PROBLEM STATEMENT – Line by line, repeat the data below exactly, beginning at the first line and ending at the line with "from matplotlib.patches import". Omit pictures.

---+---

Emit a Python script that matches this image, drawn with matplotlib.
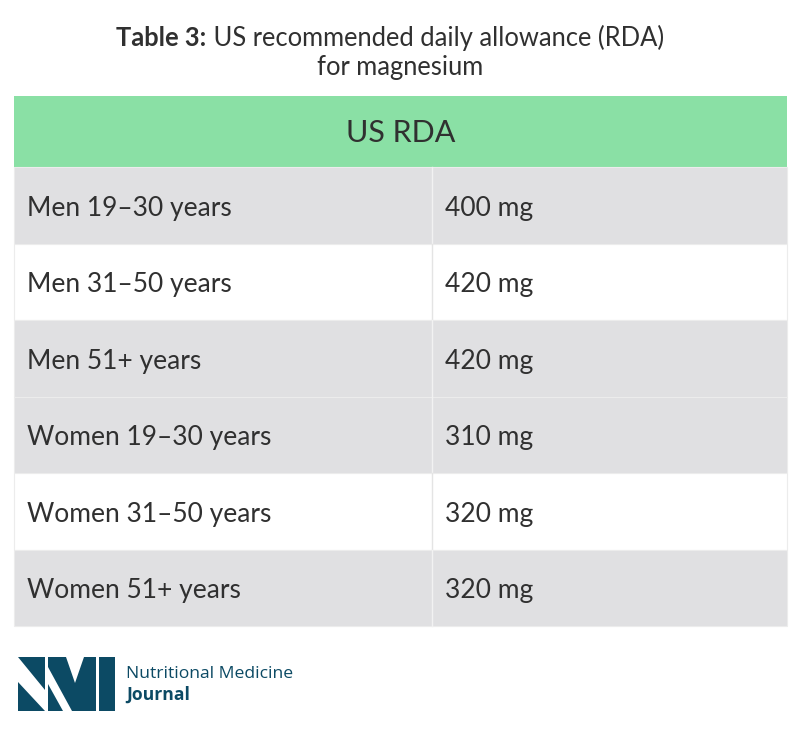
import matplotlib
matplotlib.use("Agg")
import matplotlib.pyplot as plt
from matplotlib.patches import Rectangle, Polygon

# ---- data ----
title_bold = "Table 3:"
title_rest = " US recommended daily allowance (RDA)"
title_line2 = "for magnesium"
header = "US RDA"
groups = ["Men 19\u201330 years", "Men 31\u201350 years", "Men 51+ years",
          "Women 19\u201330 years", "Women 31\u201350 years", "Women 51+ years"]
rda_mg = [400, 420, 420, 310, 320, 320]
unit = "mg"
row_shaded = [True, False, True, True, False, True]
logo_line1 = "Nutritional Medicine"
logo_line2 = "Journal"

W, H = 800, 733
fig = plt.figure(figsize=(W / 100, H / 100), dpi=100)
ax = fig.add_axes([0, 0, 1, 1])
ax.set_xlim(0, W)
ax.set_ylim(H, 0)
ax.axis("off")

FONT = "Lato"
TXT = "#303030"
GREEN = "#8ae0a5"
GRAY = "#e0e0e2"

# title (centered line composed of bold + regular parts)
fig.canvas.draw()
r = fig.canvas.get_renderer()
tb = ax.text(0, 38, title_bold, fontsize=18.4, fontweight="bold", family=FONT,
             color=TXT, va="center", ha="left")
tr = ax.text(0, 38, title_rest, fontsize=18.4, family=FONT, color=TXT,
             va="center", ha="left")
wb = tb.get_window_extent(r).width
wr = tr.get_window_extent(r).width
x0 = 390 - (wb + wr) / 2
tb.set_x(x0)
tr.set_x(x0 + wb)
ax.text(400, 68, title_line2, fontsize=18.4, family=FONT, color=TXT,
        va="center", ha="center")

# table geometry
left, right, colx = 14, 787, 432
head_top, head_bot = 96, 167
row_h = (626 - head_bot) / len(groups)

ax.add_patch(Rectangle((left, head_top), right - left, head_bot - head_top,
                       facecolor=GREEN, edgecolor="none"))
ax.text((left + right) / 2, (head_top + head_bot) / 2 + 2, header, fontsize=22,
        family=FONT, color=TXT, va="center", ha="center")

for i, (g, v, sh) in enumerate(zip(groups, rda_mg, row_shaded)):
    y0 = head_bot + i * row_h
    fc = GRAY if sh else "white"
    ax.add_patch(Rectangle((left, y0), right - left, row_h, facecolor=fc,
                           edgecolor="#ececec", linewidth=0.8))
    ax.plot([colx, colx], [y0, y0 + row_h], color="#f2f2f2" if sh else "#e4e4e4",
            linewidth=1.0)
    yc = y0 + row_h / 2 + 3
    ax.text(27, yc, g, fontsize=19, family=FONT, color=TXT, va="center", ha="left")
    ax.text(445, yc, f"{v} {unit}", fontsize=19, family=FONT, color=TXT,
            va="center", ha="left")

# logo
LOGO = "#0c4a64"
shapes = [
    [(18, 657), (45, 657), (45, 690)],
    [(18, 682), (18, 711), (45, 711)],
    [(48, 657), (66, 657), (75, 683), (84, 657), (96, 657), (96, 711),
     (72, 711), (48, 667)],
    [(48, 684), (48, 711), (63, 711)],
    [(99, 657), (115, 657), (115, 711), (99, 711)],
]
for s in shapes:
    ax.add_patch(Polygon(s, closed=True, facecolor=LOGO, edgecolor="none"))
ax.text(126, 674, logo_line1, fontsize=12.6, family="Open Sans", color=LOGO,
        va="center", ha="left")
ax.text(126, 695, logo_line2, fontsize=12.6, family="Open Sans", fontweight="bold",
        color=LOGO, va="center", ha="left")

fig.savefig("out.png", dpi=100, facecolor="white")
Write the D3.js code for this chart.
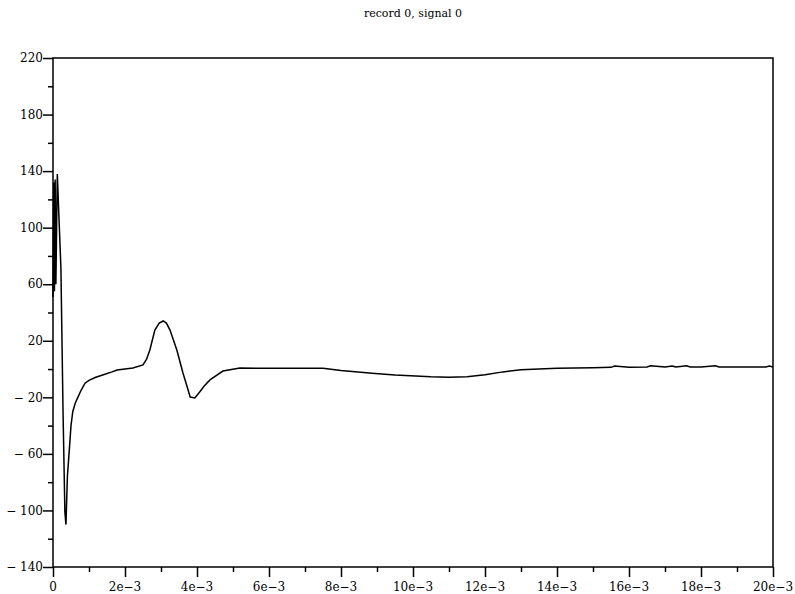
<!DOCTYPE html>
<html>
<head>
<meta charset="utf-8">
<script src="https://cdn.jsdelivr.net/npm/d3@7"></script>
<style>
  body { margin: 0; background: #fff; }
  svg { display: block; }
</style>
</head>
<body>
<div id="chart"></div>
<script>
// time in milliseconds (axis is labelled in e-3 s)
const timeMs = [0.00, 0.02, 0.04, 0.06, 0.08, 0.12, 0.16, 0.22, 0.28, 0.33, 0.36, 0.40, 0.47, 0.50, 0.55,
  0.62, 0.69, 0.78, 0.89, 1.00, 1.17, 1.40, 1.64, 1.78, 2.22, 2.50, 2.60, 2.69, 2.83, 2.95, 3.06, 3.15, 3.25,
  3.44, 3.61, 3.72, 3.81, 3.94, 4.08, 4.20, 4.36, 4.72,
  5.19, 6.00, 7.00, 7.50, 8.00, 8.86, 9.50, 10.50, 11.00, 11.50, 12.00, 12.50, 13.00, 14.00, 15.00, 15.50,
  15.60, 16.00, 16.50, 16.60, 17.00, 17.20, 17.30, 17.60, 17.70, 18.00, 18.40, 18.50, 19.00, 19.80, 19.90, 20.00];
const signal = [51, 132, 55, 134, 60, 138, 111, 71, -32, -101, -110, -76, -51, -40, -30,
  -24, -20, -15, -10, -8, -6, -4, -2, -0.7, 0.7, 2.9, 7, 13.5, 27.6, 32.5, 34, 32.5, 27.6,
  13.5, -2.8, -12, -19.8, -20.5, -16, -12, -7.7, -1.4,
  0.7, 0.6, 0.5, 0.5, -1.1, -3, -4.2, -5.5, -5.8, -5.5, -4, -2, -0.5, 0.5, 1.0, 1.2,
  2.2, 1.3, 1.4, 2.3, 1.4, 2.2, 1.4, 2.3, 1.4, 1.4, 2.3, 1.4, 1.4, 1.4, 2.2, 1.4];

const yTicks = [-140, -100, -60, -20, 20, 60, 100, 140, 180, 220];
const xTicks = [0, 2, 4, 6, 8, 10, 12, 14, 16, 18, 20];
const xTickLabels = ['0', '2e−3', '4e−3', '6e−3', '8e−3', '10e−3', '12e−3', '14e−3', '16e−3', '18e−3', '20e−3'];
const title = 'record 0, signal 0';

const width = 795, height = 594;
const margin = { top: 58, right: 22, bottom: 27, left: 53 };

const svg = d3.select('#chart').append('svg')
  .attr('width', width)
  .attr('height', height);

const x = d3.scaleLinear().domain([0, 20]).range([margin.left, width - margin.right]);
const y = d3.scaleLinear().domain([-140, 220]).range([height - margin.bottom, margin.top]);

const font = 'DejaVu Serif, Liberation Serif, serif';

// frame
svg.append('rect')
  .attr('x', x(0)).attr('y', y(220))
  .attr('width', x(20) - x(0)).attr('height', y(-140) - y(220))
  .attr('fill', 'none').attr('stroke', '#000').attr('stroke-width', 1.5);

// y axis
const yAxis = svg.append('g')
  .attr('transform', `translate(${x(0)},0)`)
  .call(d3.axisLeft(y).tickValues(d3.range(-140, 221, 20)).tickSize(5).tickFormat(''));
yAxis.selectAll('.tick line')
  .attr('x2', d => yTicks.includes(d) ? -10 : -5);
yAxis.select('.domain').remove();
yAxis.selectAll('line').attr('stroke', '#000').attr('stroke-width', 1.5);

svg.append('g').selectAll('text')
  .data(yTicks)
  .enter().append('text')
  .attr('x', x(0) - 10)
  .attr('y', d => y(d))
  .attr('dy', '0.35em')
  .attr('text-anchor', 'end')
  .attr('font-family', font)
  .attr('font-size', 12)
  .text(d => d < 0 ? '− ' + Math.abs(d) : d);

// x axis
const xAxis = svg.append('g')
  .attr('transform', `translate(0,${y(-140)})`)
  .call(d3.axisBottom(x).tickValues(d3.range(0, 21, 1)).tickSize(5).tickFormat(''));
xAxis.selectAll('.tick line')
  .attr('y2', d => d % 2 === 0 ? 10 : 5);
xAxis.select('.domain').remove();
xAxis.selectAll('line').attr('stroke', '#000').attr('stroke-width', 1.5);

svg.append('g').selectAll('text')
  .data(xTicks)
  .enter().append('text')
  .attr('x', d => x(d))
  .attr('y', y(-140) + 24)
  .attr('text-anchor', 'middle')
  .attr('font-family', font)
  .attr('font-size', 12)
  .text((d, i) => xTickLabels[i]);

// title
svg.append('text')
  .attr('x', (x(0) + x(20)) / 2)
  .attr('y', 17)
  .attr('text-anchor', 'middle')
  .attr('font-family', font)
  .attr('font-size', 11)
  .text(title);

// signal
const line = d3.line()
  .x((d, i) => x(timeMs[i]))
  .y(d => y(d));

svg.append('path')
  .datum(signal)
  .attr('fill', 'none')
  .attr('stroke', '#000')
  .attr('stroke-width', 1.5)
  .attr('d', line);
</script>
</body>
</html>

---+---

CORRECT ANSWER –
Emit a Python script that matches this image, drawn with matplotlib.
import matplotlib
matplotlib.use("Agg")
import matplotlib.pyplot as plt
from matplotlib.patches import Rectangle, Polygon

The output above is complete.